On one point, however, Rimland defends the Mennonites against unjust charges. Contrary to some press releases by Jewish Nazi hunters, Mennonites in Paraguay did not know the true identity of Dr. Fertsch/Mengele. They made a temporary place for the butcher of Auschwitz, but not wittingly.

Rimland wrote The Demon Doctor before her conversion to the revisionist camp of Holocaust denial. But the book manifests her consistent predilection for conspiracy theories. She is inclined to piece together bits of circumstantial evidence to construct a grand conspiratorial theory—whether about fugitive ex-Nazis or about Jewish claims regarding their unique suffering.

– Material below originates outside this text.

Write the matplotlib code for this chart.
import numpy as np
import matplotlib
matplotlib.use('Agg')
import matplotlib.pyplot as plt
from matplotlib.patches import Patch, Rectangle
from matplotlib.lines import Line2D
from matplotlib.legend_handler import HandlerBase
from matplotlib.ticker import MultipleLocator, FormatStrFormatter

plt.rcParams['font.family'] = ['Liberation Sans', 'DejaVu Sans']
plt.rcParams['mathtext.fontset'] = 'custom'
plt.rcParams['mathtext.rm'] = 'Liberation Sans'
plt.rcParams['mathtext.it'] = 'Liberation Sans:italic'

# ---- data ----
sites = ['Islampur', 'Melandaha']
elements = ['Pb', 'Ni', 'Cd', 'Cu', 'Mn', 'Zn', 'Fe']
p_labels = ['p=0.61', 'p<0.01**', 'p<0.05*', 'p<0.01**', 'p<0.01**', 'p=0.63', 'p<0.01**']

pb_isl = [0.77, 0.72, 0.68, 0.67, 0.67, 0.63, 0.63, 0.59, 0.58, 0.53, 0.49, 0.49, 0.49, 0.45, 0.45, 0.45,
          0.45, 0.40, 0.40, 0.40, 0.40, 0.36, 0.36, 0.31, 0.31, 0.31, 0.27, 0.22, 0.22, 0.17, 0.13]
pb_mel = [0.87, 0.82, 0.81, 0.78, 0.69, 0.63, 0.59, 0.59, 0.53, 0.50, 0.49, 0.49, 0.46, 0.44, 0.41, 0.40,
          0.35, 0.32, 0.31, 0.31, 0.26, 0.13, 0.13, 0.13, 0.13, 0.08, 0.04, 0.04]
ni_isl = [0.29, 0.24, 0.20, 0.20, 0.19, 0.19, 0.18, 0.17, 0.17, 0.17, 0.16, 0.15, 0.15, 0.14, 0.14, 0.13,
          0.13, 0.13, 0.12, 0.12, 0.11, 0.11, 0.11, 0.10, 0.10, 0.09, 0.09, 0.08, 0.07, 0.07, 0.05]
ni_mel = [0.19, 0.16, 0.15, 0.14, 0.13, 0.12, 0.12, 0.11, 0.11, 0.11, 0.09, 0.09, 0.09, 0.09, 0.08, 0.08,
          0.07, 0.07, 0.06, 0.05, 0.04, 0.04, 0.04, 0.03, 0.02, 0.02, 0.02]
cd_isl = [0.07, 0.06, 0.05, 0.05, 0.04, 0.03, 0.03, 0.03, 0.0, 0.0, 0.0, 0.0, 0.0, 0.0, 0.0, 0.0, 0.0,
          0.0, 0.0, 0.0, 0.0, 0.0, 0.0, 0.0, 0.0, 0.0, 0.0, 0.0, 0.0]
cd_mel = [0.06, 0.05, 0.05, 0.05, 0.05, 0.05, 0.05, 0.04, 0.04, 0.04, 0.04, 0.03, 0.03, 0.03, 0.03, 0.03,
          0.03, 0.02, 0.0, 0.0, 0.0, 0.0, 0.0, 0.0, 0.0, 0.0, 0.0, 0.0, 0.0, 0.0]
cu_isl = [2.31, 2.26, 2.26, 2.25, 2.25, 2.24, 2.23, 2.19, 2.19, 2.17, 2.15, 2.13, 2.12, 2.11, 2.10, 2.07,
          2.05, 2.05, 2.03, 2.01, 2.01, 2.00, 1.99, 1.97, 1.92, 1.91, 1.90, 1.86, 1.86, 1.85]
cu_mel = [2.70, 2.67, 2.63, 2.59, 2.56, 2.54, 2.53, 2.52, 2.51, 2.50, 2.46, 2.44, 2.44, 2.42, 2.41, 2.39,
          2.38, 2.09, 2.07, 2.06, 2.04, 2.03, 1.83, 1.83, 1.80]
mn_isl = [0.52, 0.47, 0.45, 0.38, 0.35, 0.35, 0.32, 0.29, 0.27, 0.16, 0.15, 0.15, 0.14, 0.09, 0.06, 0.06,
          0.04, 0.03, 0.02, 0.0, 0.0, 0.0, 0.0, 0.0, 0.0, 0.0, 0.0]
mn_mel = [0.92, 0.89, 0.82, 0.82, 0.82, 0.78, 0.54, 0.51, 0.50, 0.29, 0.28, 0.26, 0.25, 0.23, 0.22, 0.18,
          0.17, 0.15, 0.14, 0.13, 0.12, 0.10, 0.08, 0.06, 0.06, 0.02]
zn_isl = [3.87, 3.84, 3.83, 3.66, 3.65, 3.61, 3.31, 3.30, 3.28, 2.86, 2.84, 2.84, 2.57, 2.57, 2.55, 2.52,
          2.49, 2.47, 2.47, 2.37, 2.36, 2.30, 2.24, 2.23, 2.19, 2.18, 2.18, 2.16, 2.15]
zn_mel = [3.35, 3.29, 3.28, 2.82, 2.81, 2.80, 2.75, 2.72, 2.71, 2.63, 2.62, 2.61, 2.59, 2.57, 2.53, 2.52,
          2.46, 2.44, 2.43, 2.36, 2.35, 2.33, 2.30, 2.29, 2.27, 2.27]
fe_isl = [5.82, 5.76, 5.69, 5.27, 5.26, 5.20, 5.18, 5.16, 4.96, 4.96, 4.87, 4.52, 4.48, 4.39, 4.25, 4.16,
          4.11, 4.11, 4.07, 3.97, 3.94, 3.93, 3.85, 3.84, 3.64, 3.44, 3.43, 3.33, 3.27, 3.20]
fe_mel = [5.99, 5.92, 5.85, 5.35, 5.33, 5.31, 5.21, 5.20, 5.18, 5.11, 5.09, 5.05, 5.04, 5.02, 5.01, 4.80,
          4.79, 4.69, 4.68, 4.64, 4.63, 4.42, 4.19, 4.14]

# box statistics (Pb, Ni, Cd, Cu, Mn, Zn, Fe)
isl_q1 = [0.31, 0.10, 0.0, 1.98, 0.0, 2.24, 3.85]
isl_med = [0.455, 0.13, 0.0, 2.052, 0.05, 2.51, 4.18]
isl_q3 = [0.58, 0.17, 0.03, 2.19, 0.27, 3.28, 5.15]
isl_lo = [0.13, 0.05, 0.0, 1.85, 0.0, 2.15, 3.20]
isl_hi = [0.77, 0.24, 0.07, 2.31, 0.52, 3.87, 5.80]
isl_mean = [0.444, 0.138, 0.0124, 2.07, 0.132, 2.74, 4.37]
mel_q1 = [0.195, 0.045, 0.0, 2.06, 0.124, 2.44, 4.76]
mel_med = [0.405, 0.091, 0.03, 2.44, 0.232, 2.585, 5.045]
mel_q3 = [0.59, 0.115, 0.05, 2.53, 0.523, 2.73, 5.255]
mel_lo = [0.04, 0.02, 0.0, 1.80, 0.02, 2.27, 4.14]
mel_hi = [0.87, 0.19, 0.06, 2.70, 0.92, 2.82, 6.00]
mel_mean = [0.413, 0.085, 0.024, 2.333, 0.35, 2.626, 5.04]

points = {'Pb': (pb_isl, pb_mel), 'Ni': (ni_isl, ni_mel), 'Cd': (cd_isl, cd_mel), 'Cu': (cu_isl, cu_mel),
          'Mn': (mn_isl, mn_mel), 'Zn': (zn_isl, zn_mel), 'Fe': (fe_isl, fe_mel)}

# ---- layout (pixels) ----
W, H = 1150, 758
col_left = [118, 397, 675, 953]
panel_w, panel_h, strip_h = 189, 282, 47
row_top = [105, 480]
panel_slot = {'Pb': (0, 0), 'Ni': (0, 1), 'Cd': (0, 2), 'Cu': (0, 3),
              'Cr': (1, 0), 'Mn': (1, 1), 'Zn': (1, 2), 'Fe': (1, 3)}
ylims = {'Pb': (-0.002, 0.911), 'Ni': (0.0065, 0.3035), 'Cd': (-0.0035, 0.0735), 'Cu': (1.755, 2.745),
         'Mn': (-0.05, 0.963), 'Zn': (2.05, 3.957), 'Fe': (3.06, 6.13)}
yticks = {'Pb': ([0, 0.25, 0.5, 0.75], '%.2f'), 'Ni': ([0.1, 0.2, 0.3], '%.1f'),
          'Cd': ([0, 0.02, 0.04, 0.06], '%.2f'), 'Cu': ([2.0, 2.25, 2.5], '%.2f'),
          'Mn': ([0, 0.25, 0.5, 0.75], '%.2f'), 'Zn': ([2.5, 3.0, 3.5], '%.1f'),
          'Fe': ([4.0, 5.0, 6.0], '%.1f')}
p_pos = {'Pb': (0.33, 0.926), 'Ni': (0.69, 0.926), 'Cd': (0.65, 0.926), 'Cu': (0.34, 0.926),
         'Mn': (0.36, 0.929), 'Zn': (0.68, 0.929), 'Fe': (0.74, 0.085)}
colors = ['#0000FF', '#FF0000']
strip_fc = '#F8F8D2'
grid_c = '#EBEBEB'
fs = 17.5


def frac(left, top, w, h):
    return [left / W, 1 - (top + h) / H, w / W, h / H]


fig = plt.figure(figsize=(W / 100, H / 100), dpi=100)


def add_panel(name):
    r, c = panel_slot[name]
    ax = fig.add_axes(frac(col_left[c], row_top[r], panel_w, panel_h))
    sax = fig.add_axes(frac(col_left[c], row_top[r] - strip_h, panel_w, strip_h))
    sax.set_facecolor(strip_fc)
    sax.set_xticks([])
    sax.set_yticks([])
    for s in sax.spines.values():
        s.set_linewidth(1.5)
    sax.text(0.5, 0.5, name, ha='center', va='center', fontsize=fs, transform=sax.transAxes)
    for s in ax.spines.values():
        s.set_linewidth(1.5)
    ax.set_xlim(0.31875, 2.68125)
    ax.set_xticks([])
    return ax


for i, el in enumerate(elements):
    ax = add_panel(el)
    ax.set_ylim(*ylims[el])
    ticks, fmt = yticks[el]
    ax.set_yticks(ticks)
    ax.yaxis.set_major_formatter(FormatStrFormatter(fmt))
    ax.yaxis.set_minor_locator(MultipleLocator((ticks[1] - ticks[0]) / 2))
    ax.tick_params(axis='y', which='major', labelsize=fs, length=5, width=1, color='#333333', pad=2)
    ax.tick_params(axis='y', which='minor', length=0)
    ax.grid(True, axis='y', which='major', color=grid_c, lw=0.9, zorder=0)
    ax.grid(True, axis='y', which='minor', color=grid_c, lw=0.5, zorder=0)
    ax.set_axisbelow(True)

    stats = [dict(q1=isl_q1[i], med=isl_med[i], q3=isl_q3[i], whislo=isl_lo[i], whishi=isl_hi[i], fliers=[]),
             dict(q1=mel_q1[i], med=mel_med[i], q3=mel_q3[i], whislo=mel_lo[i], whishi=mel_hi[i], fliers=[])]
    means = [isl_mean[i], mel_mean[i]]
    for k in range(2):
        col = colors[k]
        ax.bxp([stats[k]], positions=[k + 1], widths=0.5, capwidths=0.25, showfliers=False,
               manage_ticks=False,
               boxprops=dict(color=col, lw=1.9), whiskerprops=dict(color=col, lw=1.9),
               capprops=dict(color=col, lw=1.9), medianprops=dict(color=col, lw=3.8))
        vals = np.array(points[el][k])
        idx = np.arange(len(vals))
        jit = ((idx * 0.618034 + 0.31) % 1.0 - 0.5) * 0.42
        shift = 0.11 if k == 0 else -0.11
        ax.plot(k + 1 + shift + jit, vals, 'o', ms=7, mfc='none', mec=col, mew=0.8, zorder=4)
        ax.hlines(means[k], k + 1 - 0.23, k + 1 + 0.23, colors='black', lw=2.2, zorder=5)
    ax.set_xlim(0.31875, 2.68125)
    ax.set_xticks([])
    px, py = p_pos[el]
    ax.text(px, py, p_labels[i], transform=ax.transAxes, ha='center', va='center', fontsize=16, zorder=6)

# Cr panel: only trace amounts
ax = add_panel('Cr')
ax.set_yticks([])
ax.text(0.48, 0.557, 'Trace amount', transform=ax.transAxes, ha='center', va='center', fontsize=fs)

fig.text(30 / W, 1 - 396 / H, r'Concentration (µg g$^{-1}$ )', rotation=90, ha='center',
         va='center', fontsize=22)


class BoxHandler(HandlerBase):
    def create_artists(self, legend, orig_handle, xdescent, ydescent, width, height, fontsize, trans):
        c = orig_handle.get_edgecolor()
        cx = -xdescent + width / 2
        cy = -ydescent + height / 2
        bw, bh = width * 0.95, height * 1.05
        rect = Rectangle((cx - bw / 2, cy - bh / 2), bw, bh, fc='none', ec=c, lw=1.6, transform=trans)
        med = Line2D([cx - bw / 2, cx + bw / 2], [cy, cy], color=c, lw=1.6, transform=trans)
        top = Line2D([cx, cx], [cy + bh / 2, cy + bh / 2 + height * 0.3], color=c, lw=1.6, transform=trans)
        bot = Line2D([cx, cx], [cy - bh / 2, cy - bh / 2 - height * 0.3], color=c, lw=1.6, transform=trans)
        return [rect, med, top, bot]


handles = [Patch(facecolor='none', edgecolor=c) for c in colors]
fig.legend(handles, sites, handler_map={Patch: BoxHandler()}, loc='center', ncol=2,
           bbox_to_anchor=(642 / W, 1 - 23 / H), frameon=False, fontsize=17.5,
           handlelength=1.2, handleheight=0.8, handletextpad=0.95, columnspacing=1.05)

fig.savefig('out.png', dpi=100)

There must be an interesting story behind the publication and marketing of The Demon Doctor. According to the World Cat database of the Online Computer Library Center—a comprehensive database of worldwide library holdings—only three libraries worldwide own this book. One of them is the Mennonite Historical Library at Goshen College. It seems that the book was not marketed at all, or withdrawn almost immediately after publication. Rimland doesn't list the book alongside her other publications on her web site. Why not? Perhaps her 1980s hunt for Mengele, in association with Jews, is an embarrassment in her present campaign, in opposition to Jews, to deny the Holocaust. In any case, this book should not be ignored by anyone who wants to understand Ingrid Rimland's biography and to puzzle over her relationship to the Mennonites.

Notes

1. Ingrid Rimland, Demon Doctor. Stockton, CA: Crystal Books, 1988. 315pp.

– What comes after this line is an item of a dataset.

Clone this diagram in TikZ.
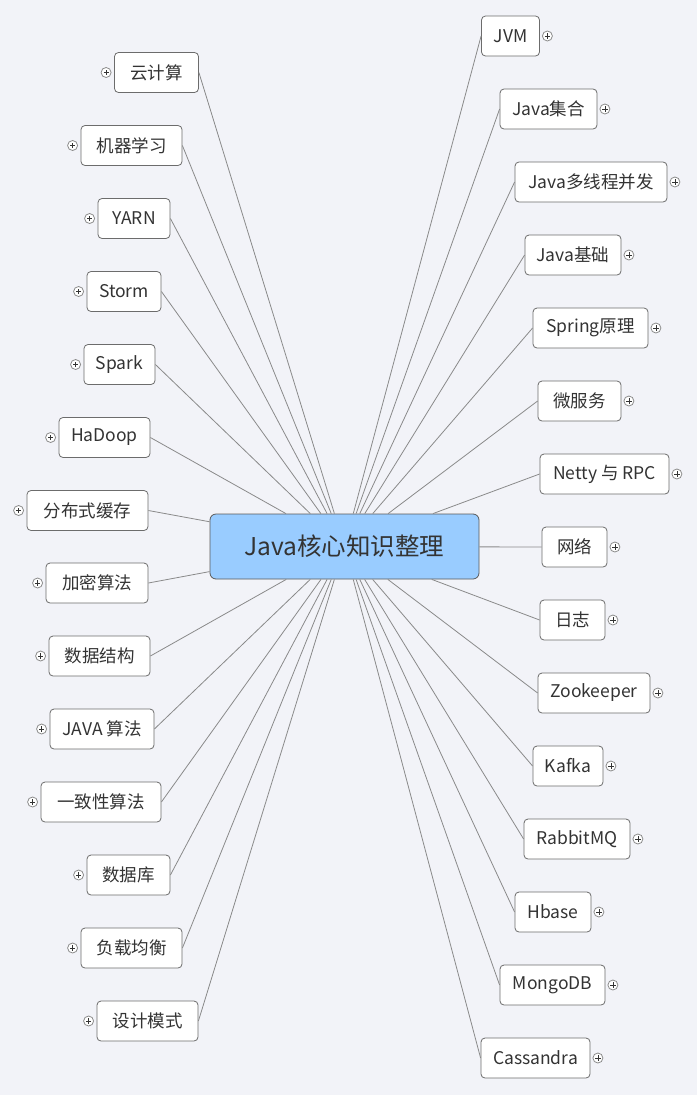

2. Dr. Hans-Joachim Fertsch was replaced in Volendam by a Dr. Hannes Riverreich (names as given in The Demon Doctor). Rimland believes these men were both ex-Nazis who knew each other in Germany, perhaps at Auschwitz, during World War II. It was Riverreich, not Fertsch, whose bungled operation caused brain damage to Rimland's infant son. This is a correction to a note in the essay review by James Urry, "Fate, Hate and Denial: Ingrid Rimland's Lebensraum," Mennonite Quarterly Review, January 1999, note 9, p. 109.